My mother lost her husband of 56 years recently. They were married for 42 years; divorced for 14. When they separated back in the ’90s, none of the 10 offspring could have predicted the events that occurred when my father was admitted to the ICU nearly 800 miles away. My parents’ divorce was not one of those amicable, ‘we grew apart’ separations. Their divorce should have been a “simple one” but took 4 long, contentious years to settle.
As the years passed following the signed marital settlement agreement, my parent’s relationship became one built on encouragement and concern. My mother was one of my father’s biggest supporters through the years, even after the divorce. She didn’t want him to feel badly – either physically or emotionally – and often took steps to protect him, her former spouse.

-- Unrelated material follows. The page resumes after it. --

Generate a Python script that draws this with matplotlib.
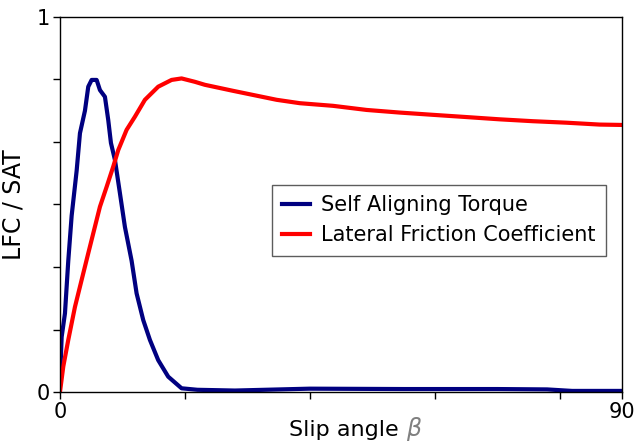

A sister and brother did the lion’s share of my father’s care giving. But when it became evident that my father was “really” sick and may be facing the end, it was my mother who flew to Chicago to support him and my siblings. My father and his “health care director” were facing huge, life altering decisions. Those decisions were both difficult to make and enforce once they were made. Dad felt better knowing Mom was there and privy to the conversations.

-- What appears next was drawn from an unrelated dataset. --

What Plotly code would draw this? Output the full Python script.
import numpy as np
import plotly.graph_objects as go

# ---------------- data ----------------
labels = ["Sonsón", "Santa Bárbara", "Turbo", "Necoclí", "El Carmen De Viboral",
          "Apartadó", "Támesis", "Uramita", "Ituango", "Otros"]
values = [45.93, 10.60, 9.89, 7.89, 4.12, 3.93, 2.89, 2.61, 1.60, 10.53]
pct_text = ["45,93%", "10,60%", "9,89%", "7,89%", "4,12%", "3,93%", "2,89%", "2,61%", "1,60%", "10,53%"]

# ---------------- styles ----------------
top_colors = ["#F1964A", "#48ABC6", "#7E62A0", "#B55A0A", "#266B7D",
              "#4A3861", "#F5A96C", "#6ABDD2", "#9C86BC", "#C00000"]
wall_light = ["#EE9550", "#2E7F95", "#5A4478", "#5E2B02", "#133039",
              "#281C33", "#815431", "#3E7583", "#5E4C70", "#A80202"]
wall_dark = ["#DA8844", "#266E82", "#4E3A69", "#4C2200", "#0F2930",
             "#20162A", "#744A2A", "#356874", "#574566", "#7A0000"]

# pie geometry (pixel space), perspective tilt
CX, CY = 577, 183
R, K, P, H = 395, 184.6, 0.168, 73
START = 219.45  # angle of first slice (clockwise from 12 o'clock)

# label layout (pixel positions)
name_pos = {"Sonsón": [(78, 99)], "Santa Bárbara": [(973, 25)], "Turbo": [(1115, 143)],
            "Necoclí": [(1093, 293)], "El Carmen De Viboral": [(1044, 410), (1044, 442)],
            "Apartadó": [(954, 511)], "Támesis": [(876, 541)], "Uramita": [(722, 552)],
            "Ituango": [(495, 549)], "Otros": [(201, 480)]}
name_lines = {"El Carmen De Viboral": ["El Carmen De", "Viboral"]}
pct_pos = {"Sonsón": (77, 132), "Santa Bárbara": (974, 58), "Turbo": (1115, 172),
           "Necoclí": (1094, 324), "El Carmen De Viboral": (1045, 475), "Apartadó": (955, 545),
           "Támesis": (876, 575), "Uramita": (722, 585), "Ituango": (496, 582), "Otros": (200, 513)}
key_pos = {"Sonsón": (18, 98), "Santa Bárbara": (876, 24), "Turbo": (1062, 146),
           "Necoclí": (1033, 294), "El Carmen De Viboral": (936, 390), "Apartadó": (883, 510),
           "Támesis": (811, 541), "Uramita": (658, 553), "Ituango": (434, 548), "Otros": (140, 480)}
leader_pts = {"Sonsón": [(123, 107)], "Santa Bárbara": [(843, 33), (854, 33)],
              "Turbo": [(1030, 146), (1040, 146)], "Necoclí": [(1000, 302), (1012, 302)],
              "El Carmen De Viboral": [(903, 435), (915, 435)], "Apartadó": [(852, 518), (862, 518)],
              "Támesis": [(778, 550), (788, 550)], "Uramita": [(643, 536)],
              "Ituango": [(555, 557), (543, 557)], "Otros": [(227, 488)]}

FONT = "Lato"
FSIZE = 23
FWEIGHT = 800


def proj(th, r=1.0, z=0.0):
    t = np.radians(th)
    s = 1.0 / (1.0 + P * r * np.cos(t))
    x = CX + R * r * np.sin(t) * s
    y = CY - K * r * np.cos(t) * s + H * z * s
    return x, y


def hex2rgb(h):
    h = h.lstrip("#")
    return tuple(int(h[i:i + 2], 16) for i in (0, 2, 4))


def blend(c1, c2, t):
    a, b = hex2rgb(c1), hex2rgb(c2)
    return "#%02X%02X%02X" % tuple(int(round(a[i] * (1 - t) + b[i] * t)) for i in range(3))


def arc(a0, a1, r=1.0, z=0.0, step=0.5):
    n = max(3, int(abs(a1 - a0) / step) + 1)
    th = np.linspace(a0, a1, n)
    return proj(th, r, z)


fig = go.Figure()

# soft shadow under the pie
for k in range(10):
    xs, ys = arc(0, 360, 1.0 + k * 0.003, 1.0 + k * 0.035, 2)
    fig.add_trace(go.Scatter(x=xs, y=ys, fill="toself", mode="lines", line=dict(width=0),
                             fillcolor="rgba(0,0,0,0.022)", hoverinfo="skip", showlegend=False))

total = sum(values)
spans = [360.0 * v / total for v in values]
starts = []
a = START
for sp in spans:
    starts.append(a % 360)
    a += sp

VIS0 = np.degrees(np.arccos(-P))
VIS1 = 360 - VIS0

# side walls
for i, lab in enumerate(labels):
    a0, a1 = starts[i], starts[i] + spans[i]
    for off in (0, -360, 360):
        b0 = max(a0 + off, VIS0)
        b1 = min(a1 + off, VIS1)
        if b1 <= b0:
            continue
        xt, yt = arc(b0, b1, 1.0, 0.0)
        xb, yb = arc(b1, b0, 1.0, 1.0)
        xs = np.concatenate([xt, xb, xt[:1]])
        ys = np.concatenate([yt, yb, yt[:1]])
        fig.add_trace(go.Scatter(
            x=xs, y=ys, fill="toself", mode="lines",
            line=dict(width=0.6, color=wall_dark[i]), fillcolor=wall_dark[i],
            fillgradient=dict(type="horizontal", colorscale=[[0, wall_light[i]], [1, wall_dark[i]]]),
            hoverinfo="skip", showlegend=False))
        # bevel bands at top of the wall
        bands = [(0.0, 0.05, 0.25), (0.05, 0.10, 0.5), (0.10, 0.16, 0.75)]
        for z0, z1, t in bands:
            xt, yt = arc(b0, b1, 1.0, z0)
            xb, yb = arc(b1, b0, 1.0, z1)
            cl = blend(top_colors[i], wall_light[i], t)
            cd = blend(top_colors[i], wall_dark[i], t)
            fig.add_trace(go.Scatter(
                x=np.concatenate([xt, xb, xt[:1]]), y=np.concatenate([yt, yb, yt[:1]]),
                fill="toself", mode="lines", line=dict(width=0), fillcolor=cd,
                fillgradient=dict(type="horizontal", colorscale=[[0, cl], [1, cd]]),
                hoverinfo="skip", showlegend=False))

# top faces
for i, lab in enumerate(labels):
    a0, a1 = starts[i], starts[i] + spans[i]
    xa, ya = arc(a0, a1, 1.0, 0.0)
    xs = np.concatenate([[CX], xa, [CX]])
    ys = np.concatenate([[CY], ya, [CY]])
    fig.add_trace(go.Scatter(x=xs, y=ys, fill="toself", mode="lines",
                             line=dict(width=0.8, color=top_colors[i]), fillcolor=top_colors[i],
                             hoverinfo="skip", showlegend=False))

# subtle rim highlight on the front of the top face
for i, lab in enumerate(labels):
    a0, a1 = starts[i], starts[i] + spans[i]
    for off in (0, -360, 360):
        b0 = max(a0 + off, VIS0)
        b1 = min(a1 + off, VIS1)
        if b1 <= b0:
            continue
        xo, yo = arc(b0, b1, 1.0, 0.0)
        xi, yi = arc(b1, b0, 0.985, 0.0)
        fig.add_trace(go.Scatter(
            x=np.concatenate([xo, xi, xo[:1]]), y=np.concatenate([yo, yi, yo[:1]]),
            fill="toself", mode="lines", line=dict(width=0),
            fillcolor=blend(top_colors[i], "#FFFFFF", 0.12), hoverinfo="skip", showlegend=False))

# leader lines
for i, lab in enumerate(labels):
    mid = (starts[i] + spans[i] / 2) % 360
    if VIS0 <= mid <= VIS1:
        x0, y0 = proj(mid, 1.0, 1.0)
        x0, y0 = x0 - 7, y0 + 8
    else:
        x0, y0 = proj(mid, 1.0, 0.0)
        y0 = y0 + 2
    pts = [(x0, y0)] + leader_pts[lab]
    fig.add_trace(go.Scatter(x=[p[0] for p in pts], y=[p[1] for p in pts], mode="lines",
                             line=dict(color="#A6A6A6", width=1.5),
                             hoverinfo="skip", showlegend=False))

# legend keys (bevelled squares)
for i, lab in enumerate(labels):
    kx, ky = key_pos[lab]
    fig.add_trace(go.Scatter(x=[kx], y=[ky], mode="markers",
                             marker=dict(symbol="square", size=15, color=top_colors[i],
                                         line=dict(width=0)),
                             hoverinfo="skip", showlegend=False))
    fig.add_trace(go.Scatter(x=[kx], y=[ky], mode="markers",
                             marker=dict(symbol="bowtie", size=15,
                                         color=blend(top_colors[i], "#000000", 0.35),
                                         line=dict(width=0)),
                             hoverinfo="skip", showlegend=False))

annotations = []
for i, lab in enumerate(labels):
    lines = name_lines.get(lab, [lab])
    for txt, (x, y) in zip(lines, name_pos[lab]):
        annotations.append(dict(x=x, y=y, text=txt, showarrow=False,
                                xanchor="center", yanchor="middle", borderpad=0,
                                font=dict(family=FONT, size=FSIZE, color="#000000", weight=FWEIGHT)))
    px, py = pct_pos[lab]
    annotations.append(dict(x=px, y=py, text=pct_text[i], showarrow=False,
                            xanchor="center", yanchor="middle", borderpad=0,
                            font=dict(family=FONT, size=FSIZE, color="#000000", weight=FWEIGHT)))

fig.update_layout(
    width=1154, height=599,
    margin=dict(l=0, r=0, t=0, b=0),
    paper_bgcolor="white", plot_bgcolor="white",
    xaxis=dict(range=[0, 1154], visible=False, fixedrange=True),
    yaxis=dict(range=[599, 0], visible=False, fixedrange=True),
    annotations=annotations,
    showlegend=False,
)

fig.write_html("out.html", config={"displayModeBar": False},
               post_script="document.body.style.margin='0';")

My mother’s presence brought comfort to my ailing father. It was her company that he desired. It was in her hand that he wanted to place his. It was her name that he called out when she left to return home. It was her picture that was found in the box stashed in his closet.
Many people asked me why my mother went to my father’s sick bed. My response wasn’t always the same. Sometimes I thought it was to support my siblings with their decisions. Or possibly it was because she was married to him for over 40 years. Maybe it was because they had 10 children together. She didn’t hate him; she didn’t want to be married to him. I never asked my mother why she went as it wasn’t important and it was her choice. To me, it was critical that she be there at the end. I hoped that he would feel the same way. Hours before he passed, my mother said her final farewell and kissed his forehead. Shortly after that, he was gone. My mother called me to share the news. She wasn’t crying; but I did.
I’m not sure if they had that “conversation” that people talk about when you have the chance to say good-bye. My wish for them was to exchange a few simple words and short phrases. A heartfelt ‘Thank You’, ‘I’m Sorry’, ‘You were the Best’, or ‘We had a Good Life’ would have been healing words for both of them. Simple words and short phrases could deliver the final message.
My parents’ love story is an important one to tell. We each marry our partner for our own reasons. Often during divorce, people say, “I would be a much better widow than divorcee” and I don’t disagree. Our marriage is part of our history – for better or worse – just as the love story between my parents is part of their history.
The final chapter of my father’s life included gatherings with family, friends, former colleagues, and lastly with the woman he chose to be his wife and the mother of his children. The rocky start to their divorce makes their ending even sweeter. When it was time to take his last breath, he had spent many days with my mother by his side holding his hand or offering him silent comfort. They started the journey together back in the ’50s and almost 60 years later, for better or worse, my mother is grieving the loss of her husband.